It's the birthplace of longtime US TV personality Lawrence Leibel Harvey Zeiger, otherwise known as Larry King, but King wouldn't recognize it today.

In the 1980s, Sunset Park became Brooklyn's first Chinatown. Now the heart of Bensonhurst, between 64th and 86th Streets on 18th Avenue and Cristofo Colombo, an area that was predominantly Italian, is mostly Chinese.

"I grew up in the neighborhood. I used to eat pizza. Now there's only one pizzeria left," said Warren Chan, who said he has lived in the area for 20 years.

Unlike Manhattan's Chinatown or Flushing's Chinatown, 18th Avenue doesn't have crowds of people and noisy street vendors. Store signs are still in English, though they depict Chinese venues.

There are Chinese grocery stores, restaurants, nail/hair salons, auto repair shops, daycare centers, community centers for the elderly, medical clinics, Chinese Christian Churches, a Salvation Army that offers prayers in Cantonese and even a Chinese crystal shop.

Bensonhurst's population also includes Italians, Russians and Puerto Ricans. The Asian population increased by 57 percent between 2000 and 2010 to 151,000, of which 31,000 were born in China, according to Center for Urban Research at the City University of New York (CUNY).

Karen Sit, a 53 year-old, dress-pattern maker from Guangdong, China, has lived in Bensonhurst for 20 years.

"All the foreigners (Caucasians) moved out and now it's mostly just us," she said. "I like it around here. It's not like Flushing where you have Japanese, Koreans and Indians.
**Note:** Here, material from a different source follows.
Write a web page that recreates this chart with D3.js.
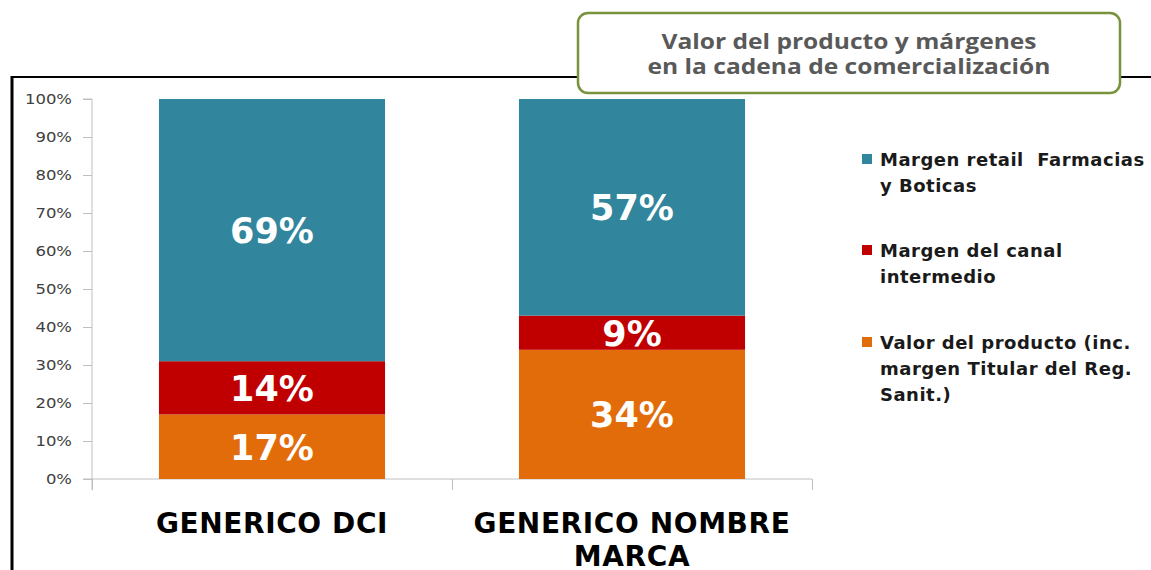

Here you just have us Chinese."

Sit said that about 10 to 20 years ago Chinese immigrants from Guangdong moved in to Bensonhurts, and recently there has been more immigration from the Chinese mainland, from places like Wenzhou and Fuzhou, "where people are rich", she says.

"They come and buy houses and cars. There are also immigrants of Fujian origin, who work very hard. This is a nice neighborhood; the families around here are middle-class," said Sit.

There are single houses, condos and cooperatives for sale in Bensonhurst. John Wu, a broker at Exit Realty Best in Bensonhurst, said the average monthly rent for a one-bedroom apartment along 18th Avenue is $1,000, and $1,500 for two bedrooms, with the average cost of a home in the about $100,000.

One Italian American resident who has not left the area is Agostino, who goes by the name Oggie and asked that his last name not be used. He has owned Caffe Italia for more than 15 years and seen the influx of Chinese and their businesses. "Chinese people are the friendliest people," he said.

According to Chan, the Chinese population in Bensonhurst is mainly of Taishan origin. He said he believes immigrants from Fuzhou and Wenzhou on the mainland are mostly in Sunset Park. "There's a huge gap between Bensonhurst and Flushing.There are many more Chinese people here," he says.

Chan opened three senior centers over the last three years in Bensonhurst where he offers a variety of social services, including English classes.

Many new Chinese residents in Bensonhurst said they didn't realize that it has become Brooklyn's second Chinatown. Jianjun Ling came to Bensonhurst two and a half years ago from Guangdon, and works at a medical office.

When asked about Bensonhurst being Brooklyn' new Chinatown, he said, "It isn't really Chinatown. It's still America."